For its limited scope these are fine volumes worthy of any non-scholars shelf as a help in formulating education series, sermons, homilies, articles, or other work. They provide a very approachable format to learn how some of the Fathers of the Church interpreted the Bible. The front material is weak and not comprehensive and the biographical data on the fathers, while present, is very short. A subject index is also included.

For the student I would use this volume as a regular high school or undergraduate research tool, and a starter tool for graduate or post graduate work. Serious scholars will need to look to other materials such as the ICC and original sources. This commentary alone is not sufficient.
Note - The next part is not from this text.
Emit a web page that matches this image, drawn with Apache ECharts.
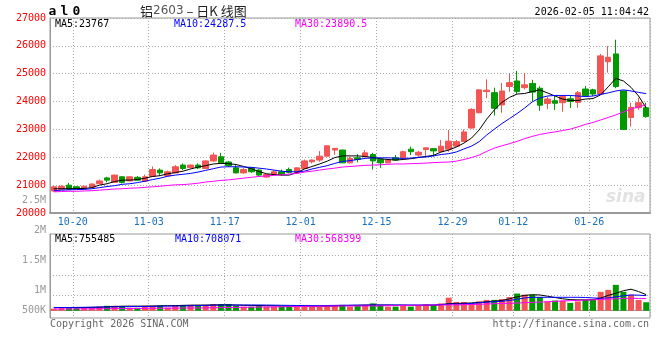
<!DOCTYPE html>
<html><head><meta charset="utf-8">
<script src="https://cdn.jsdelivr.net/npm/echarts@6.0.0/dist/echarts.min.js"></script>
<style>html,body{margin:0;padding:0;background:#fff}#c{width:660px;height:360px}</style>
</head><body><div id="c"></div>
<script>
const dates = ['10-16','10-17','10-20','10-21','10-22','10-23','10-24','10-27','10-28','10-29','10-30','10-31',
'11-03','11-04','11-05','11-06','11-07','11-10','11-11','11-12','11-13','11-14','11-17','11-18','11-19','11-20','11-21',
'11-24','11-25','11-26','11-27','11-28','12-01','12-02','12-03','12-04','12-05','12-08','12-09','12-10','12-11','12-12',
'12-15','12-16','12-17','12-18','12-19','12-22','12-23','12-24','12-25','12-26','12-29','12-30','12-31',
'01-05','01-06','01-07','01-08','01-09','01-12','01-13','01-14','01-15','01-16','01-19','01-20','01-21','01-22','01-23',
'01-26','01-27','01-28','01-29','01-30','02-02','02-03','02-04','02-05'];
const tickLabels = ['10-20','11-03','11-17','12-01','12-15','12-29','01-12','01-26'];
const opens = [20790,20850,21000,20940,20870,20920,21050,21260,21100,21300,21150,21280,21140,21320,21540,21330,21440,21720,21630,21720,
21600,21870,22020,21830,21620,21440,21620,21540,21290,21390,21480,21560,21440,21600,21840,21900,22040,22260,22260,21800,
21980,22020,22100,21920,21800,21980,21980,22290,22080,22280,22310,22200,22290,22400,22570,23050,23600,24360,24320,23880,
24540,24740,24500,24650,24480,23930,24030,23960,24100,23970,24450,24420,24270,25430,25710,24380,23430,23780,23780];
const closes = [20940,20960,20850,20870,20960,21040,21150,21180,21360,21100,21300,21180,21300,21560,21440,21480,21660,21600,21720,21620,
21870,22080,21800,21700,21440,21560,21480,21360,21380,21480,21380,21460,21620,21870,21900,22040,22410,22320,21800,21960,
21920,22160,21870,21800,21900,21900,22200,22200,22180,22340,22230,22400,22580,22560,22910,23720,24420,24410,23760,24380,
24680,24360,24600,24340,23870,24090,23940,24180,24000,24320,24210,24270,25640,25590,24540,23000,23790,23960,23460];
const lows = [20770,20840,20830,20850,20850,20900,21040,21100,21090,21060,21140,21160,21110,21310,21340,21310,21430,21540,21600,21580,
21590,21840,21790,21650,21420,21420,21440,21310,21270,21370,21340,21430,21420,21570,21780,21840,22020,22090,21790,21780,
21820,22000,21560,21620,21780,21870,21970,22080,22020,22020,22020,22190,22200,22380,22560,23030,23580,24120,23500,23600,
24350,24280,24440,24000,23670,23730,23700,23640,23770,23780,24180,24200,24250,25040,24480,22990,23100,23700,23420];
const highs = [20960,20990,21080,20970,20990,21060,21200,21300,21370,21320,21310,21330,21380,21670,21600,21520,21720,21780,21740,21780,
21890,22170,22160,21870,21720,21610,21640,21570,21400,21530,21560,21630,21640,21920,21920,22220,22440,22330,22270,22020,
22110,22260,22160,21960,21930,22080,22240,22380,22230,22340,22310,22620,22980,22620,23000,23760,24440,24800,24500,24670,
25000,25100,25020,24780,24550,24180,24210,24240,24220,24380,24560,24460,25710,26000,26220,24400,23960,24140,23960];
const ma5 = [20870,20870,20870,20880,20880,20910,21000,21050,21130,21180,21180,21200,21250,21310,21340,21410,21450,21500,21580,21650,
21700,21760,21780,21770,21740,21670,21590,21490,21410,21380,21360,21360,21450,21580,21670,21760,21860,21990,22050,22050,
22050,22030,21990,21950,21920,21900,21920,21950,21990,22030,22070,22190,22260,22370,22510,22690,22980,23370,23700,23970,
24150,24270,24290,24360,24420,24310,24200,24090,24040,24040,24090,24110,24240,24530,24830,24740,24510,24200,23767];
const ma10 = [20800,20820,20830,20840,20850,20870,20910,20950,20980,21030,21050,21090,21140,21200,21250,21320,21360,21390,21420,21470,
21530,21590,21650,21660,21660,21650,21640,21610,21580,21540,21500,21480,21480,21500,21580,21640,21700,21780,21850,21880,
21920,21960,21980,21980,21980,21970,21960,21970,22000,22010,22050,22100,22130,22190,22300,22400,22560,22800,23010,23210,
23390,23570,23770,23990,24130,24200,24220,24220,24220,24200,24180,24200,24260,24310,24380,24420,24380,24330,24287.5];
const ma30 = [20760,20770,20780,20780,20790,20800,20820,20840,20860,20870,20890,20900,20920,20940,20960,20990,21010,21020,21040,21070,
21110,21140,21170,21190,21220,21250,21280,21310,21330,21350,21370,21400,21420,21470,21500,21540,21580,21610,21650,21670,
21690,21710,21720,21730,21750,21760,21760,21770,21780,21790,21810,21820,21830,21860,21920,21990,22080,22210,22330,22410,
22490,22570,22670,22750,22820,22870,22910,22960,23010,23090,23180,23250,23340,23430,23520,23630,23730,23810,23890.5];
const volumesK = [96,135,148,148,135,135,191,231,231,218,135,135,231,231,231,148,231,270,270,231,
270,313,313,313,231,191,191,261,191,191,191,191,191,270,191,191,233,233,274,192,
233,274,344,274,192,192,274,192,233,303,274,344,613,409,409,344,438,507,507,548,
642,806,753,753,642,438,479,479,368,438,507,507,887,981,1215,887,753,507,397];
const volMa5K = [150,150,150,150,150,155,165,180,200,210,215,215,215,220,230,235,240,250,260,265,
265,270,270,270,265,255,250,245,235,230,220,210,205,205,205,210,215,225,235,245,
255,260,265,265,265,260,255,250,250,255,260,280,330,345,350,365,390,420,450,480,
560,650,720,750,740,680,620,560,520,510,510,520,590,720,820,940,1010,900,755];
const volMa10K = [150,150,150,155,160,165,170,175,180,185,190,195,200,205,210,215,220,225,230,240,
250,260,265,268,268,268,268,268,265,260,255,250,245,240,240,240,245,250,255,260,
262,265,268,268,268,268,268,268,268,268,270,290,310,315,320,340,370,400,423,440,
480,540,600,630,630,630,630,630,630,630,620,600,583,600,650,700,738,730,708];
const volMa30K = [80,82,84,86,88,90,92,95,98,100,103,106,109,112,115,118,121,124,127,130,
135,140,145,150,155,160,165,170,175,180,185,190,195,200,205,210,215,220,221,221,
221,221,225,230,235,240,245,250,255,260,265,268,270,275,280,290,300,315,330,340,
348,360,375,390,405,420,440,456,470,485,500,515,530,545,560,575,583,575,568];
const priceMaLabels = ['MA5:23767','MA10:24287.5','MA30:23890.5'];
const volMaLabels = ['MA5:755485','MA10:708071','MA30:568399'];
const volAxisLabels = ['2.5M','2M','1.5M','1M','500K'];
const titleCode = ['a','l','0'];
const titleText = '{a|铝}{b|2603}{a| – 日K 线图}';
const timeText = '2026-02-05 11:04:42';

const MONO = 'DejaVu Sans Mono';
const RED = '#f45454', GREEN = '#009a00';
const chart = echarts.init(document.getElementById('c'), null, {renderer: 'canvas'});
const candles = opens.map((o, i) => [o, closes[i], lows[i], highs[i]]);
const volData = volumesK.map((v, i) => ({value: v * 1000, itemStyle: {color: closes[i] >= opens[i] ? RED : GREEN}}));
const dot = {color: '#aaa', type: [1, 2], width: 1};
const splitFn = (i) => i > 0 && tickLabels.indexOf(dates[i - 1]) >= 0;
const maLine = (name, data, color, xi, yi) => ({type: 'line', name, data, xAxisIndex: xi, yAxisIndex: yi, showSymbol: false, symbol: 'none', silent: true, lineStyle: {color, width: 1}, z: 5});
const txt = (text, x, y, fill, align, font) => ({type: 'text', x: 0, y: 0, silent: true, style: {text, x, y, fill, textAlign: align || 'left', textVerticalAlign: 'middle', font: font || ('10px ' + MONO)}});

const option = {
  animation: false,
  backgroundColor: '#fff',
  grid: [
    {left: 50, top: 18, width: 600, height: 195, show: true, borderColor: '#999', borderWidth: 1},
    {left: 50, top: 234, width: 600, height: 84, show: true, borderColor: '#999', borderWidth: 1}
  ],
  xAxis: [
    {type: 'category', gridIndex: 0, data: dates, boundaryGap: true,
     axisLine: {show: true, lineStyle: {color: '#999', width: 2}}, axisTick: {show: false},
     axisLabel: {interval: (i, v) => tickLabels.indexOf(v) >= 0, color: '#1a70c0', fontFamily: MONO, fontSize: 10, margin: 4, padding: [0, 0, 0, 7.6]},
     splitLine: {show: true, interval: splitFn, lineStyle: dot}},
    {type: 'category', gridIndex: 1, data: dates, boundaryGap: true,
     axisLine: {show: true, lineStyle: {color: '#999', width: 1}}, axisTick: {show: false}, axisLabel: {show: false},
     splitLine: {show: true, interval: splitFn, lineStyle: dot}}
  ],
  yAxis: [
    {type: 'value', gridIndex: 0, min: 20000, max: 27000, interval: 1000,
     axisLine: {show: true, lineStyle: {color: '#999', width: 1}}, axisTick: {show: false},
     axisLabel: {color: '#f00', fontFamily: MONO, fontSize: 10, margin: 4, formatter: v => String(v)},
     splitLine: {show: true, lineStyle: dot}},
    {type: 'value', gridIndex: 1, min: -343000, max: 3605000,
     axisLine: {show: true, lineStyle: {color: '#999', width: 1}}, axisTick: {show: false}, axisLabel: {show: false},
     splitLine: {show: false}}
  ],
  series: [
    {type: 'candlestick', xAxisIndex: 0, yAxisIndex: 0, data: candles, barWidth: 6, silent: true,
     itemStyle: {color: RED, color0: GREEN, borderColor: RED, borderColor0: GREEN, borderWidth: 1}},
    maLine('MA5', ma5, '#000', 0, 0),
    maLine('MA10', ma10, '#0000ff', 0, 0),
    maLine('MA30', ma30, '#ff00ff', 0, 0),
    {type: 'bar', xAxisIndex: 1, yAxisIndex: 1, data: volData, barWidth: 6, silent: true},
    maLine('VMA5', volMa5K.map(v => v * 1000), '#000', 1, 1),
    maLine('VMA10', volMa10K.map(v => v * 1000), '#0000ff', 1, 1),
    maLine('VMA30', volMa30K.map(v => v * 1000), '#ff00ff', 1, 1)
  ],
  graphic: [
    txt(titleCode[0], 48.5, 12, '#000', 'left', 'bold 13px ' + MONO),
    txt(titleCode[1], 60.5, 12, '#000', 'left', 'bold 13px ' + MONO),
    txt(titleCode[2], 72.5, 12, '#000', 'left', 'bold 13px ' + MONO),
    {type: 'text', x: 0, y: 0, silent: true, style: {text: titleText, x: 140, y: 11, textAlign: 'left', textVerticalAlign: 'middle',
      rich: {a: {fontSize: 13, fontFamily: 'Noto Sans CJK SC', fill: '#222', color: '#222'}, b: {fontSize: 12, fontFamily: 'DejaVu Sans', fill: '#555', color: '#555'}}}},
    txt(timeText, 649, 12, '#000', 'right'),
    txt(priceMaLabels[0], 55, 24, '#000'),
    txt(priceMaLabels[1], 174, 24, '#0000ff'),
    txt(priceMaLabels[2], 295, 24, '#ff00ff'),
    txt(volMaLabels[0], 55, 239, '#000'),
    txt(volMaLabels[1], 175, 239, '#0000ff'),
    txt(volMaLabels[2], 295, 239, '#ff00ff'),
    txt(volAxisLabels[0], 46, 200, '#999', 'right'),
    txt(volAxisLabels[1], 46, 230.5, '#999', 'right'),
    txt(volAxisLabels[2], 46, 260, '#999', 'right'),
    txt(volAxisLabels[3], 46, 290.5, '#999', 'right'),
    txt(volAxisLabels[4], 46, 310.5, '#999', 'right'),
    txt('Copyright 2026 SINA.COM', 50, 324, '#666'),
    txt('http://finance.sina.com.cn', 649, 324, '#666', 'right'),
    txt('sina', 606, 198, '#e2e2e2', 'left', 'italic bold 17px "DejaVu Sans"'),
    {type: 'line', silent: true, shape: {x1: 50, y1: 255.5, x2: 650, y2: 255.5}, style: {stroke: '#aaa', lineDash: [1, 2], lineWidth: 1}},
    {type: 'line', silent: true, shape: {x1: 50, y1: 275.5, x2: 650, y2: 275.5}, style: {stroke: '#aaa', lineDash: [1, 2], lineWidth: 1}},
    {type: 'line', silent: true, shape: {x1: 50, y1: 295.5, x2: 650, y2: 295.5}, style: {stroke: '#aaa', lineDash: [1, 2], lineWidth: 1}}
  ]
};
chart.setOption(option);
</script></body></html>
For a specific example, passages such as Romans 3:23, 6:23, 8:28-30, and others are left wanting in the included commentary. The included quotations at times simply don't offer much or don't appear to give an adequate summary of Early Christian Thought. The Fathers appear ambiguous in the selected quotations on the meaning of the passages, when in fact a fuller study reveals a shared unity and method of interpretation among the orthodox (read: right belief) fathers (See Williamson's study on interpretation in the Church Catholic Principles for Interpreting Scripture: A Study of the Pontifical Biblical Commission's the Interpretation of the Bible in the Church (Subsidia Biblica, 22)).

Other good resources on the Fathers:
The Early Church (The Penguin History of the Church) (v. 1)
The Fathers of the Church, Expanded Edition
Faith of the Early Fathers: Three-Volume Set
The Early Church Fathers (38 Vols.)

All said I do RECOMMEND this series.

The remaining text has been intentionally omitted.